Exercise instructions:
Write out the entries below exactly, starting at the first line and stopping after the line that contains "1.61, 1.64, 1.68, 1.73, 1.77]"; skip all pictures.
***** Information shown *****
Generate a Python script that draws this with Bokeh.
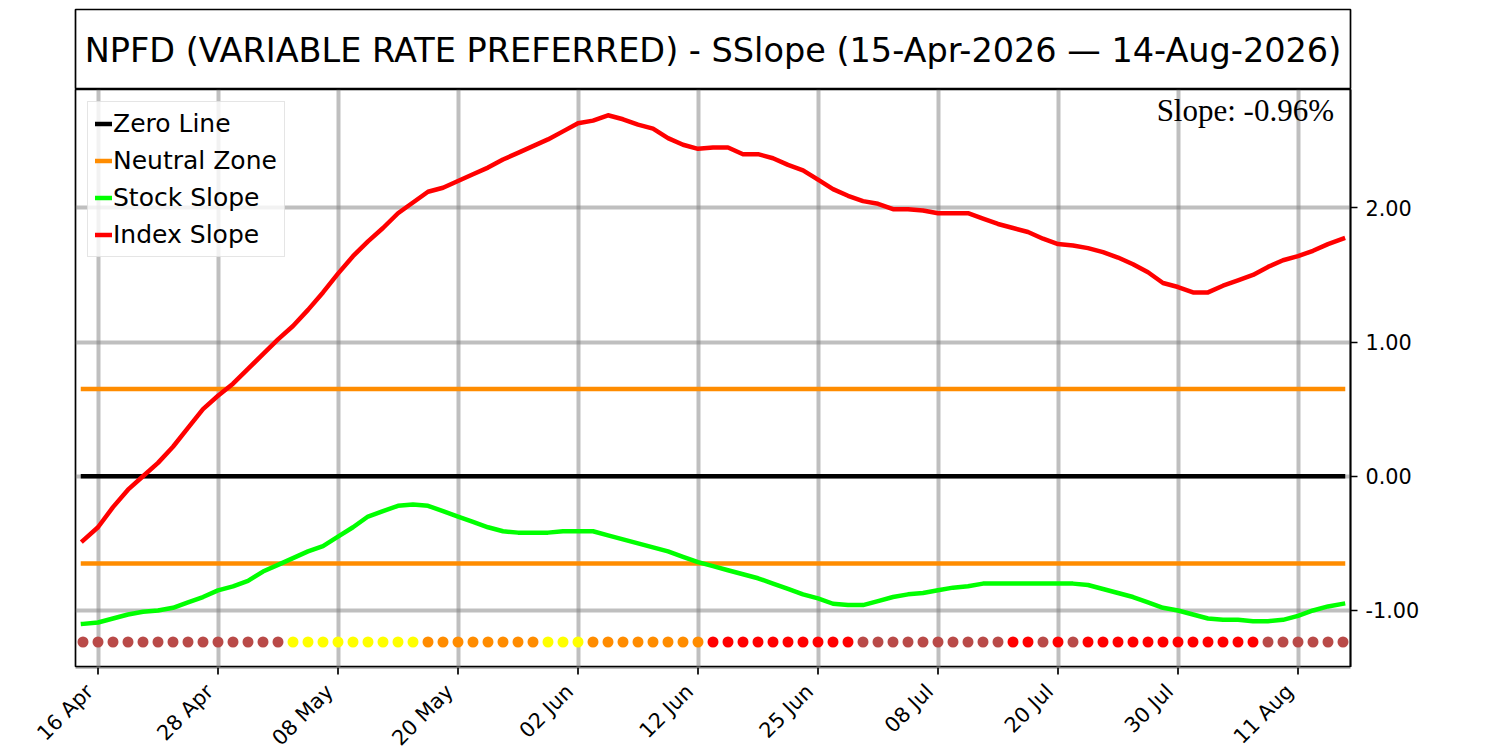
import pandas as pd
from bokeh.plotting import figure
from bokeh.models import (Range1d, FixedTicker, Legend, LegendItem, Label, Grid,
                          LinearAxis, PrintfTickFormatter)
from bokeh.core.properties import value
from bokeh.layouts import column
from bokeh.embed import file_html
from bokeh.resources import INLINE

# ---------------- data ----------------
title_text = "NPFD (VARIABLE RATE PREFERRED) - SSlope (15-Apr-2026 \u2014 14-Aug-2026)"
start_date = "2026-04-15"
end_date = "2026-08-14"
market_holidays = ["2026-05-25", "2026-06-19", "2026-07-03"]
tick_labels = ["16 Apr", "28 Apr", "08 May", "20 May", "02 Jun", "12 Jun",
               "25 Jun", "08 Jul", "20 Jul", "30 Jul", "11 Aug"]
y_ticks = [-1.0, 0.0, 1.0, 2.0]

index_slope = [-0.48, -0.38, -0.23, -0.10, 0.00, 0.10, 0.22, 0.36, 0.50, 0.60,
               0.69, 0.80, 0.91, 1.02, 1.12, 1.24, 1.37, 1.51, 1.64, 1.75,
               1.85, 1.96, 2.04, 2.12, 2.15, 2.20, 2.25, 2.30, 2.36, 2.41,
               2.46, 2.51, 2.57, 2.63, 2.65, 2.69, 2.66, 2.62, 2.59, 2.52,
               2.47, 2.44, 2.45, 2.45, 2.40, 2.40, 2.37, 2.32, 2.28, 2.21,
               2.14, 2.09, 2.05, 2.03, 1.99, 1.99, 1.98, 1.96, 1.96, 1.96,
               1.92, 1.88, 1.85, 1.82, 1.77, 1.73, 1.72, 1.70, 1.67, 1.63,
               1.58, 1.52, 1.44, 1.41, 1.37, 1.37, 1.42, 1.46, 1.50, 1.56,
               1.61, 1.64, 1.68, 1.73, 1.77]

stock_slope = [-1.10, -1.09, -1.06, -1.03, -1.01, -1.00, -0.98, -0.94, -0.90, -0.85,
               -0.82, -0.78, -0.71, -0.66, -0.61, -0.56, -0.52, -0.45, -0.38, -0.30,
               -0.26, -0.22, -0.21, -0.22, -0.26, -0.30, -0.34, -0.38, -0.41, -0.42,
               -0.42, -0.42, -0.41, -0.41, -0.41, -0.44, -0.47, -0.50, -0.53, -0.56,
               -0.60, -0.64, -0.67, -0.70, -0.73, -0.76, -0.80, -0.84, -0.88, -0.91,
               -0.95, -0.96, -0.96, -0.93, -0.90, -0.88, -0.87, -0.85, -0.83, -0.82,
               -0.80, -0.80, -0.80, -0.80, -0.80, -0.80, -0.80, -0.81, -0.84, -0.87,
               -0.90, -0.94, -0.98, -1.00, -1.03, -1.06, -1.07, -1.07, -1.08, -1.08,
               -1.07, -1.04, -1.00, -0.97, -0.95]

# daily signal state: B = weak, Y = caution, O = neutral, R = strong
signal_codes = list("BBBBBBBBBBBBBB" "YYYYYYYYY" "OOOOOOOO" "YYY" "OOOOOOOO"
                    "RRRRRRRRRR" "BBBBBBBBBB" "RR" "B" "R" "B" "RRRRRRRRRRRR" "BBBBBB")
signal_colors = {"B": "#b94a48", "Y": "#ffff00", "O": "#ff8c00", "R": "#ff0000"}

neutral_band = 0.65
zero_level = 0.0
dot_level = -1.235
slope_text = "Slope: -0.96%"

# ---------------- derived ----------------
days = [d for d in pd.bdate_range(start_date, end_date)
        if d.strftime("%Y-%m-%d") not in market_holidays]
day_labels = [d.strftime("%d %b") for d in days]
n = len(days)
xs = list(range(n))
tick_idx = [day_labels.index(t) for t in tick_labels]
dot_colors = [signal_colors[c] for c in signal_codes]
k = len(tick_idx)

FONT = "DejaVu Sans"
LW = 4.5
Y0, Y1 = -1.425, 2.882
W = 1500
LEFT, RIGHT = 75, 150
FRAME_W = W - LEFT - RIGHT
X0, X1 = -0.5, n - 0.5
UNIT = (X1 - X0) / FRAME_W          # data units per pixel along x

# ---------------- title box ----------------
t = figure(width=W, height=89, x_range=Range1d(0, 1), y_range=Range1d(0, 1),
           output_backend="svg", toolbar_location=None,
           min_border_left=LEFT, min_border_right=RIGHT, min_border_top=9, min_border_bottom=0,
           x_axis_type=None, y_axis_type=None)
t.frame_align = False
t.outline_line_color = "black"
t.outline_line_width = 1.7
t.add_layout(Label(x=0.5, y=0.487, text=title_text, text_align="center",
                   text_baseline="alphabetic", text_font=FONT, text_font_size="33.5px",
                   text_color="black"))

# ---------------- main plot ----------------
p = figure(width=W, height=578,
           x_range=Range1d(X0, X1), y_range=Range1d(Y0, Y1),
           x_axis_type=None, y_axis_type=None,
           output_backend="svg", toolbar_location=None,
           min_border_left=LEFT, min_border_right=RIGHT, min_border_top=0, min_border_bottom=0)
p.frame_align = False
p.outline_line_color = "black"
p.outline_line_width = 1.7

yax = LinearAxis(ticker=FixedTicker(ticks=y_ticks), formatter=PrintfTickFormatter(format="%.2f"))
yax.major_label_text_font = FONT
yax.major_label_text_font_size = "20.8px"
yax.major_label_text_color = "black"
yax.major_label_standoff = 8
yax.major_tick_out = 7
yax.major_tick_in = 0
yax.major_tick_line_width = 1.7
yax.minor_tick_line_color = None
yax.axis_line_width = 1.7
p.add_layout(yax, "right")

for g in (Grid(dimension=0, ticker=FixedTicker(ticks=tick_idx)),
          Grid(dimension=1, ticker=FixedTicker(ticks=y_ticks))):
    g.grid_line_color = "gray"
    g.grid_line_alpha = 0.5
    g.grid_line_width = 4
    p.add_layout(g)

zr = p.line([0, n - 1], [zero_level, zero_level], line_color="black", line_width=LW, line_cap="square")
nu = p.line([0, n - 1], [neutral_band, neutral_band], line_color="#ff8c00", line_width=LW, line_cap="square")
p.line([0, n - 1], [-neutral_band, -neutral_band], line_color="#ff8c00", line_width=LW, line_cap="square")
gs = p.line(xs, stock_slope, line_color="#00ff00", line_width=LW, line_join="round", line_cap="square")
rs = p.line(xs, index_slope, line_color="#ff0000", line_width=LW, line_join="round", line_cap="square")
p.scatter(xs, [dot_level] * n, size=11, fill_color=dot_colors, line_color=None)

legend = Legend(items=[LegendItem(label="Zero Line", renderers=[zr]),
                       LegendItem(label="Neutral Zone", renderers=[nu]),
                       LegendItem(label="Stock Slope", renderers=[gs]),
                       LegendItem(label="Index Slope", renderers=[rs])],
                location="top_left", margin=12, padding=7, spacing=8,
                glyph_width=17, glyph_height=25, label_height=25, label_standoff=1,
                label_text_font=FONT, label_text_font_size="25px", label_text_color="black",
                border_line_color="#cccccc", border_line_width=1.7,
                background_fill_color="white", background_fill_alpha=0.8)
p.add_layout(legend)

p.add_layout(Label(x=n - 1.6, y=2.726, text=slope_text, text_align="right",
                   text_baseline="alphabetic", text_font="Liberation Serif",
                   text_font_size="31px", text_color="black"))

# ---------------- date axis strip (matplotlib-style rotated labels) ----------------
b = figure(width=W, height=83,
           x_range=Range1d(X0 - LEFT * UNIT, X1 + RIGHT * UNIT), y_range=Range1d(-83, 0),
           x_axis_type=None, y_axis_type=None, output_backend="svg", toolbar_location=None,
           min_border_left=0, min_border_right=0, min_border_top=0, min_border_bottom=0)
b.frame_align = False
b.outline_line_color = None
# lower edge of the plot frame and the tick marks
b.segment(x0=[X0], y0=[0], x1=[X1], y1=[0], line_color="black", line_width=1.7)
b.segment(x0=tick_idx, y0=[0] * k, x1=tick_idx, y1=[-7] * k, line_color="black", line_width=1.7)
b.text(x=tick_idx, y=[-29] * k, text=tick_labels, angle=0.7853981634,
       text_align="right", text_baseline="bottom", text_font=value(FONT),
       text_font_size="20.8px", text_color="black")

layout = column(t, p, b, spacing=0)
open("out.html", "w").write(file_html(layout, INLINE))
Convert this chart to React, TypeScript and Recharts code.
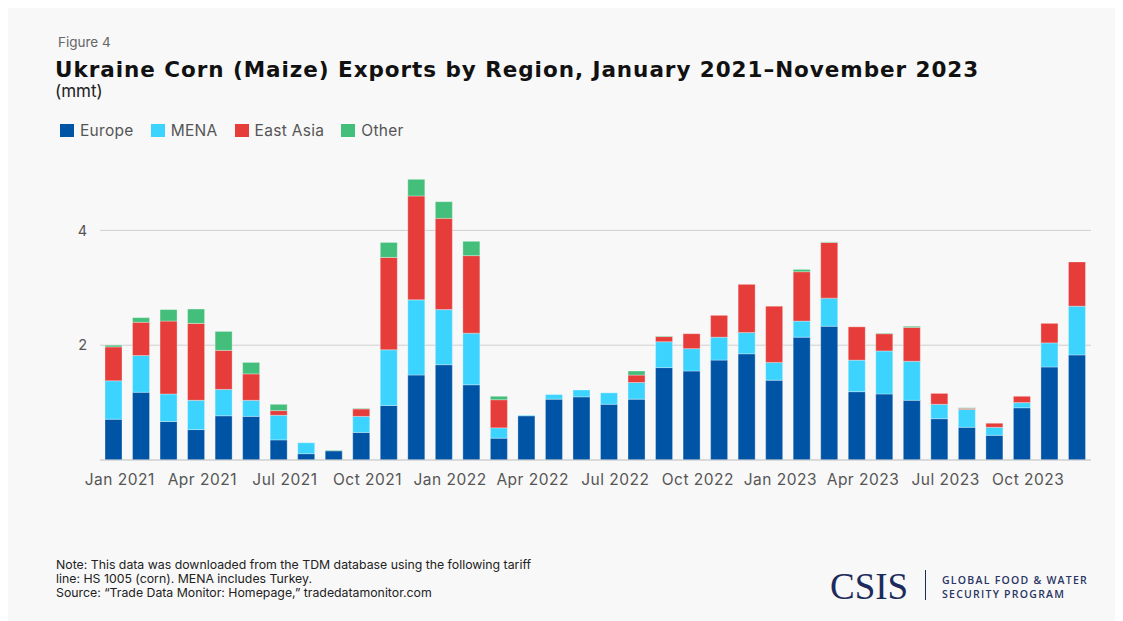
*****
Solution to the problem:
Generate a Python script that draws this with Bokeh.
import pandas as pd
from bokeh.plotting import figure
from bokeh.models import (Range1d, FixedTicker, Legend, LegendItem, Label, Grid,
                          LinearAxis, PrintfTickFormatter)
from bokeh.core.properties import value
from bokeh.layouts import column
from bokeh.embed import file_html
from bokeh.resources import INLINE

# ---------------- data ----------------
title_text = "NPFD (VARIABLE RATE PREFERRED) - SSlope (15-Apr-2026 \u2014 14-Aug-2026)"
start_date = "2026-04-15"
end_date = "2026-08-14"
market_holidays = ["2026-05-25", "2026-06-19", "2026-07-03"]
tick_labels = ["16 Apr", "28 Apr", "08 May", "20 May", "02 Jun", "12 Jun",
               "25 Jun", "08 Jul", "20 Jul", "30 Jul", "11 Aug"]
y_ticks = [-1.0, 0.0, 1.0, 2.0]

index_slope = [-0.48, -0.38, -0.23, -0.10, 0.00, 0.10, 0.22, 0.36, 0.50, 0.60,
               0.69, 0.80, 0.91, 1.02, 1.12, 1.24, 1.37, 1.51, 1.64, 1.75,
               1.85, 1.96, 2.04, 2.12, 2.15, 2.20, 2.25, 2.30, 2.36, 2.41,
               2.46, 2.51, 2.57, 2.63, 2.65, 2.69, 2.66, 2.62, 2.59, 2.52,
               2.47, 2.44, 2.45, 2.45, 2.40, 2.40, 2.37, 2.32, 2.28, 2.21,
               2.14, 2.09, 2.05, 2.03, 1.99, 1.99, 1.98, 1.96, 1.96, 1.96,
               1.92, 1.88, 1.85, 1.82, 1.77, 1.73, 1.72, 1.70, 1.67, 1.63,
               1.58, 1.52, 1.44, 1.41, 1.37, 1.37, 1.42, 1.46, 1.50, 1.56,
               1.61, 1.64, 1.68, 1.73, 1.77]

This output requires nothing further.